(4hp) Bridging the Gender Gap in Autoimmunity with T-Cell–Targeted Biomaterials

T-cells play a pivotal role in autoimmune diseases, promoting the production of inflammatory cytokines which generate life-threatening side effects. Current existing treatment have focused on targeting cytokines; however, these remain inefficient due to the lack of long-lasting effect and the continuous production of cytokines by T-cells. Therefore, the overarching goal of my future research is to use biomaterials to modulate phenotypical changes in T-cells in the context of autoimmune diseases. Particularly focusing on systemic lupus erythematosus (SLE), which is a severe autoimmune disease that causes inflammation and tissue damage in skin, joints, brain, lungs, heart, and kidneys. Most notably, SLE disproportionately affects women at a 9 to 1 ratio, and underrepresented communities, where 44% of patients are Black/African American and 23% of patients are Hispanic.
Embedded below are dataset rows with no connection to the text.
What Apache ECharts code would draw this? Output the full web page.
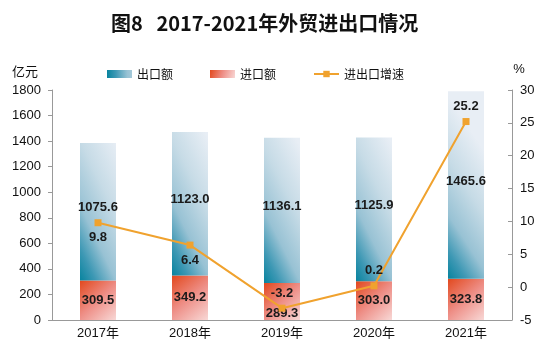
<!DOCTYPE html>
<html>
<head>
<meta charset="utf-8">
<script src="https://cdn.jsdelivr.net/npm/echarts@6/dist/echarts.min.js"></script>
<style>
  html, body { margin: 0; padding: 0; background: #fff; }
  #chart { width: 550px; height: 350px; }
</style>
</head>
<body>
<div id="chart"></div>
<script>
// 数据
var years = ['2017年', '2018年', '2019年', '2020年', '2021年'];
var exportVals = [1075.6, 1123.0, 1136.1, 1125.9, 1465.6];
var importVals = [309.5, 349.2, 289.3, 303.0, 323.8];
var growthVals = [9.8, 6.4, -3.2, 0.2, 25.2];
var growthLabelPos = ['bottom', 'bottom', 'top', 'top', 'top'];

var myChart = echarts.init(document.getElementById('chart'));

// 斜向渐变：左下深，右上浅
var expColor = new echarts.graphic.LinearGradient(0, 1, 2.33, 0.71, [
    { offset: 0, color: '#07839e' },
    { offset: 0.15, color: '#3d98b4' },
    { offset: 0.35, color: '#98c2d4' },
    { offset: 0.65, color: '#c6dbe6' },
    { offset: 1, color: '#e8eef5' }
]);
var impColor = new echarts.graphic.LinearGradient(0, 0, 1, 1, [
    { offset: 0, color: '#e2481d' },
    { offset: 0.5, color: '#ee8e86' },
    { offset: 1, color: '#f8d8d6' }
]);

var labelStyle = {
    show: true,
    color: '#1a1a1a',
    fontSize: 13,
    fontWeight: 'bold',
    fontFamily: 'Liberation Sans, Arial, sans-serif',
    formatter: function (p) { return Number(p.value).toFixed(1); }
};

var option = {
    textStyle: { fontFamily: 'Liberation Sans, Noto Sans CJK SC, sans-serif' },
    title: {
        text: '图8   2017-2021年外贸进出口情况',
        left: 106,
        top: 8,
        textStyle: {
            fontSize: 20,
            fontWeight: 'bold',
            color: '#111',
            fontFamily: 'Noto Sans CJK SC, sans-serif'
        }
    },
    legend: {
        top: 63,
        left: 102,
        itemGap: 37,
        itemWidth: 25,
        itemHeight: 8,
        textStyle: { fontSize: 12, color: '#111', fontFamily: 'Noto Sans CJK SC, sans-serif' },
        data: [
            { name: '出口额', icon: 'rect' },
            { name: '进口额', icon: 'rect' },
            { name: '进出口增速' }
        ]
    },
    grid: { left: 52, right: 38, top: 90, bottom: 30 },
    xAxis: [{
        type: 'category',
        data: years,
        axisLine: { lineStyle: { color: '#999' } },
        axisTick: { inside: true, length: 5, lineStyle: { color: '#999' } },
        axisLabel: { color: '#111', fontSize: 13, margin: 7 }
    }],
    yAxis: [{
        type: 'value',
        name: '亿元',
        nameLocation: 'end',
        nameGap: 12,
        nameTextStyle: { color: '#111', fontSize: 13, align: 'right', padding: [0, 14, 0, 0], fontFamily: 'Noto Sans CJK SC, sans-serif' },
        min: 0,
        max: 1800,
        interval: 200,
        axisLine: { show: true, lineStyle: { color: '#999' } },
        axisTick: { show: true, length: 4, lineStyle: { color: '#999' } },
        axisLabel: { color: '#111', fontSize: 13, margin: 11, formatter: function (v) { return String(v); } },
        splitLine: { show: false }
    }, {
        type: 'value',
        name: '%',
        nameLocation: 'end',
        nameGap: 14,
        nameTextStyle: { color: '#111', fontSize: 13, padding: [0, 0, 0, 14] },
        min: -5,
        max: 30,
        interval: 5,
        axisLine: { show: true, lineStyle: { color: '#999' } },
        axisTick: { show: true, inside: true, length: 4, lineStyle: { color: '#999' } },
        axisLabel: { color: '#111', fontSize: 13, margin: 8 },
        splitLine: { show: false }
    }],
    series: [{
        name: '进口额',
        type: 'bar',
        stack: 'trade',
        barWidth: 36,
        itemStyle: { color: impColor },
        label: Object.assign({}, labelStyle, { position: 'inside' }),
        data: importVals.map(function (v, i) {
            // 2019年标签下移，避开增速标签
            return i === 2 ? { value: v, label: { offset: [0, 12] } } : v;
        })
    }, {
        name: '出口额',
        type: 'bar',
        stack: 'trade',
        barWidth: 36,
        itemStyle: { color: expColor },
        label: Object.assign({}, labelStyle, { position: 'inside', offset: [0, -4] }),
        data: exportVals
    }, {
        name: '进出口增速',
        type: 'line',
        yAxisIndex: 1,
        symbol: 'rect',
        symbolSize: 7,
        z: 5,
        lineStyle: { color: '#f0a22e', width: 2 },
        itemStyle: { color: '#f0a22e' },
        data: growthVals.map(function (v, i) {
            return {
                value: v,
                label: Object.assign({}, labelStyle, { position: growthLabelPos[i], distance: 5 })
            };
        })
    }]
};

myChart.setOption(option);
</script>
</body>
</html>
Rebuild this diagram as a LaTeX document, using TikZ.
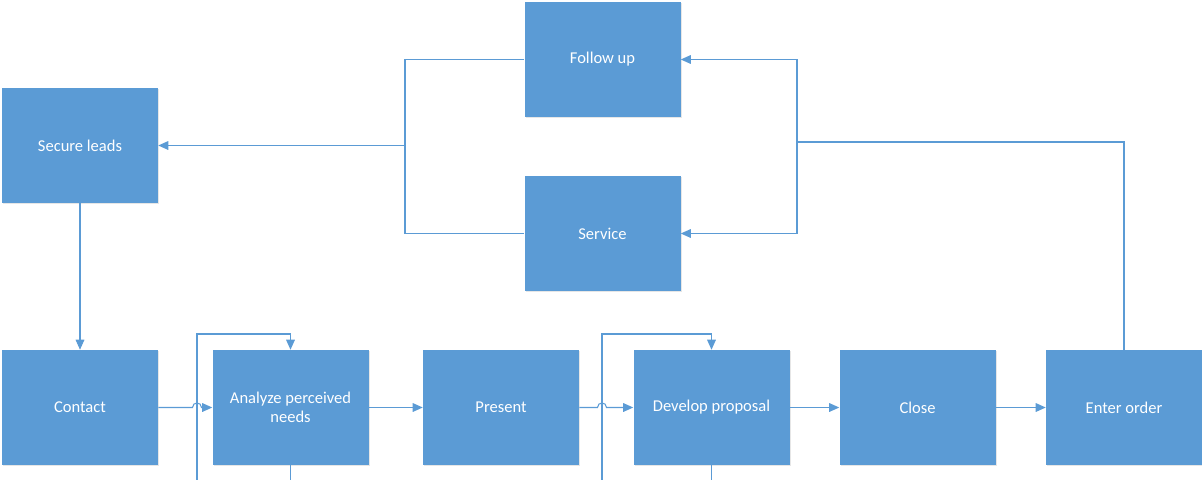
\documentclass[tikz,border=0pt]{standalone}
\usepackage{fontspec}
\setmainfont{Carlito}
\usetikzlibrary{arrows.meta,shadows,calc}
\definecolor{blu}{HTML}{5B9BD5}
\begin{document}
\begin{tikzpicture}[x=0.75pt,y=-0.75pt,
  box/.style={fill=blu, draw=none, text=white, minimum width=117pt, minimum height=86.25pt,
    inner sep=0pt, align=center, font=\fontsize{12.4}{14.4}\selectfont,
    drop shadow={opacity=0.2, shadow xshift=0.8pt, shadow yshift=-0.8pt}},
  conn/.style={draw=blu, line width=0.8pt},
  arr/.style={conn, -{Triangle[length=7.5pt,width=6.5pt]}}]
\useasboundingbox (0,0) rectangle (1202,479);
\clip (0,0) rectangle (1202,479);
\node[box] (sl) at (80,145.5) {Secure leads};
\node[box] (fu) at (602.5,59.5) {Follow up};
\node[box] (sv) at (602.5,233.5) {Service};
\node[box] (ct) at (80,407.5) {Contact};
\node[box] (an) at (290.5,407.5) {Analyze perceived\\needs};
\node[box] (pr) at (501,407.5) {Present};
\node[box] (dp) at (711.5,407.5) {Develop proposal};
\node[box] (cl) at (917.5,407.5) {Close};
\node[box] (eo) at (1124,407.5) {Enter order};
% loops below the bottom row
\coordinate (l1a) at (197,334);
\coordinate (l1b) at (197,500);
\coordinate (l2a) at (602,334);
\coordinate (l2b) at (602,500);
\draw[arr] (an.south) -- (an.south |- l1b) -- (l1b) -- (l1a) -- (l1a -| an.north) -- (an.north);
\draw[arr] (dp.south) -- (dp.south |- l2b) -- (l2b) -- (l2a) -- (l2a -| dp.north) -- (dp.north);
% main flow
\draw[arr] (sl.south) -- (ct.north);
\draw[arr] (ct.east) -- ($(l1a|-ct.east)+(-4.5,0)$) .. controls +(0,-6) and +(0,-6) .. ($(l1a|-ct.east)+(4.5,0)$) -- (an.west);
\draw[arr] (an.east) -- (pr.west);
\draw[arr] (pr.east) -- ($(l2a|-pr.east)+(-4.5,0)$) .. controls +(0,-6) and +(0,-6) .. ($(l2a|-pr.east)+(4.5,0)$) -- (dp.west);
\draw[arr] (dp.east) -- (cl.west);
\draw[arr] (cl.east) -- (eo.west);
% feedback
\coordinate (r) at (797,142);
\draw[conn] (eo.north) |- (r);
\draw[arr] (r) |- (fu.east);
\draw[arr] (r) |- (sv.east);
\coordinate (l) at (405,145.5);
\draw[conn] (fu.west) -| (l) |- (sv.west);
\draw[arr] (l) -- (sl.east);
\end{tikzpicture}
\end{document}
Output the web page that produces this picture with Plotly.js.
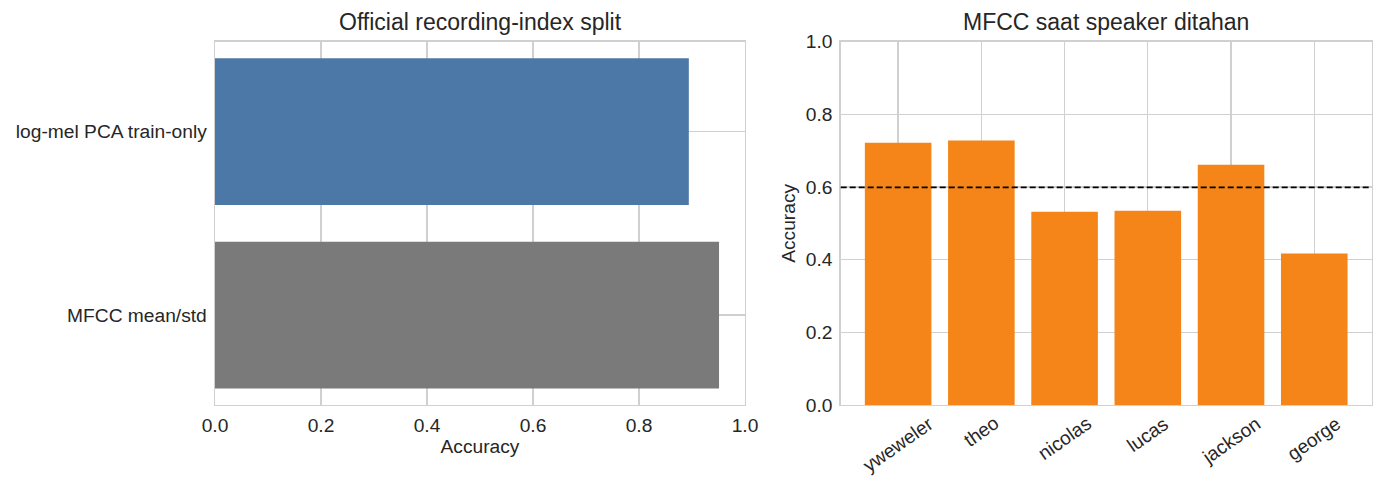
<!DOCTYPE html>
<html>
<head>
<meta charset="utf-8">
<script src="https://cdn.plot.ly/plotly-3.0.1.min.js"></script>
<style>
  html, body { margin: 0; padding: 0; background: #ffffff; }
  #chart { width: 1385px; height: 488px; }
</style>
</head>
<body>
<div id="chart"></div>
<script>
// left panel: official split, one bar per feature set (bottom to top)
let split_labels = ["MFCC mean/std", "log-mel PCA train-only"];
let split_acc = [0.951, 0.894];
let split_colors = ["#7a7a7a", "#4c78a8"];

// right panel: held-out speaker accuracy
let speakers = ["yweweler", "theo", "nicolas", "lucas", "jackson", "george"];
let speaker_acc = [0.722, 0.728, 0.532, 0.535, 0.661, 0.417];
let speaker_mean = 0.599;

let tick_vals = [0, 0.2, 0.4, 0.6, 0.8, 1.0];

let font_main = "Liberation Sans, Arial, sans-serif";
let grid_color = "#d0d0d0";
let text_color = "#262626";
let tick_size = 19.2;
let title_size = 23;

var data = [
    {
        type: "bar",
        orientation: "h",
        x: split_acc,
        y: split_labels,
        width: 0.8,
        marker: { color: split_colors },
        xaxis: "x",
        yaxis: "y",
        hoverinfo: "x+y",
        showlegend: false
    },
    {
        type: "bar",
        x: speakers,
        y: speaker_acc,
        width: 0.8,
        marker: { color: "#f58518" },
        xaxis: "x2",
        yaxis: "y2",
        hoverinfo: "x+y",
        showlegend: false
    }
];

function baseAxis(extra) {
    var ax = {
        showline: true,
        mirror: true,
        linecolor: grid_color,
        linewidth: 1.4,
        showgrid: true,
        gridcolor: grid_color,
        gridwidth: 1.3,
        zeroline: false,
        ticks: "outside",
        ticklen: 5,
        tickcolor: "rgba(0,0,0,0)",
        tickfont: { family: font_main, size: tick_size, color: text_color },
        fixedrange: true
    };
    for (var k in extra) ax[k] = extra[k];
    return ax;
}

// matplotlib-style rotated labels, centred under each bar
var speakerLabels = speakers.map(function (name) {
    return {
        text: name,
        xref: "x2", yref: "paper",
        x: name, y: (488 - 410) / 488,
        xanchor: "center", yanchor: "top",
        textangle: -35,
        showarrow: false,
        font: { family: font_main, size: tick_size, color: text_color }
    };
});

var layout = {
    width: 1385,
    height: 488,
    margin: { l: 0, r: 0, t: 0, b: 0 },
    paper_bgcolor: "#ffffff",
    plot_bgcolor: "#ffffff",
    bargap: 0.2,
    font: { family: font_main, color: text_color },
    xaxis: baseAxis({
        domain: [215 / 1385, 745 / 1385],
        anchor: "y",
        range: [0, 1],
        tickvals: tick_vals,
        tickformat: ".1f",
        ticklen: 3,
        title: { text: "Accuracy", font: { family: font_main, size: tick_size, color: text_color }, standoff: 3 }
    }),
    yaxis: baseAxis({
        domain: [83 / 488, 446.3 / 488],
        anchor: "x",
        type: "category",
        range: [-0.49, 1.49],
        ticklen: 3
    }),
    xaxis2: baseAxis({
        domain: [840.7 / 1385, 1371.7 / 1385],
        anchor: "y2",
        type: "category",
        range: [-0.69, 5.69],
        showticklabels: false
    }),
    yaxis2: baseAxis({
        domain: [83 / 488, 446.3 / 488],
        anchor: "x2",
        range: [0, 1],
        tickvals: tick_vals,
        tickformat: ".1f",
        ticklen: 3,
        title: { text: "Accuracy", font: { family: font_main, size: tick_size, color: text_color }, standoff: 5 }
    }),
    shapes: [
        {
            type: "line",
            xref: "x2 domain",
            yref: "y2",
            x0: 0,
            x1: 1,
            y0: speaker_mean,
            y1: speaker_mean,
            line: { color: "#000000", width: 1.8, dash: "6px,3px" }
        }
    ],
    annotations: [
        {
            text: "Official recording-index split",
            xref: "paper", yref: "paper",
            x: 480 / 1385, y: (488 - 22) / 488,
            xanchor: "center", yanchor: "middle",
            showarrow: false,
            font: { family: font_main, size: title_size, color: text_color }
        },
        {
            text: "MFCC saat speaker ditahan",
            xref: "paper", yref: "paper",
            x: 1106 / 1385, y: (488 - 22) / 488,
            xanchor: "center", yanchor: "middle",
            showarrow: false,
            font: { family: font_main, size: title_size, color: text_color }
        }
    ].concat(speakerLabels)
};

Plotly.newPlot("chart", data, layout, { displayModeBar: false, staticPlot: true });
</script>
</body>
</html>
In recent years, hydrogels have become an important tool to study cells behavior as a more relevant environment since these systems can change composition, stiffness, and biochemical functions. Furthermore, the versatility of these materials has the potential to impact T-cells phenotype (e.g., by functionalization with different molecules), and can be used as a treatment in the form of injectable hydrogels or particles. Currently there are no existing in vitro models designed to understand the behavior of T-cells in SLE. Therefore, I aim to create an in vitro model based on hydrogels, to recreate an inflammatory state. On the other hand, the versatility of hydrogel systems opens the door to potential treatment options based on the delivery of immune modulatory cells; or their mimetic capabilities as artificial antigen presenting cells (aAPCs). Consequently, the other part of my proposed research will focus on utilizing aAPCs and injectable hydrogels to tune T-cells phenotype as systemic and localized treatments for SLE.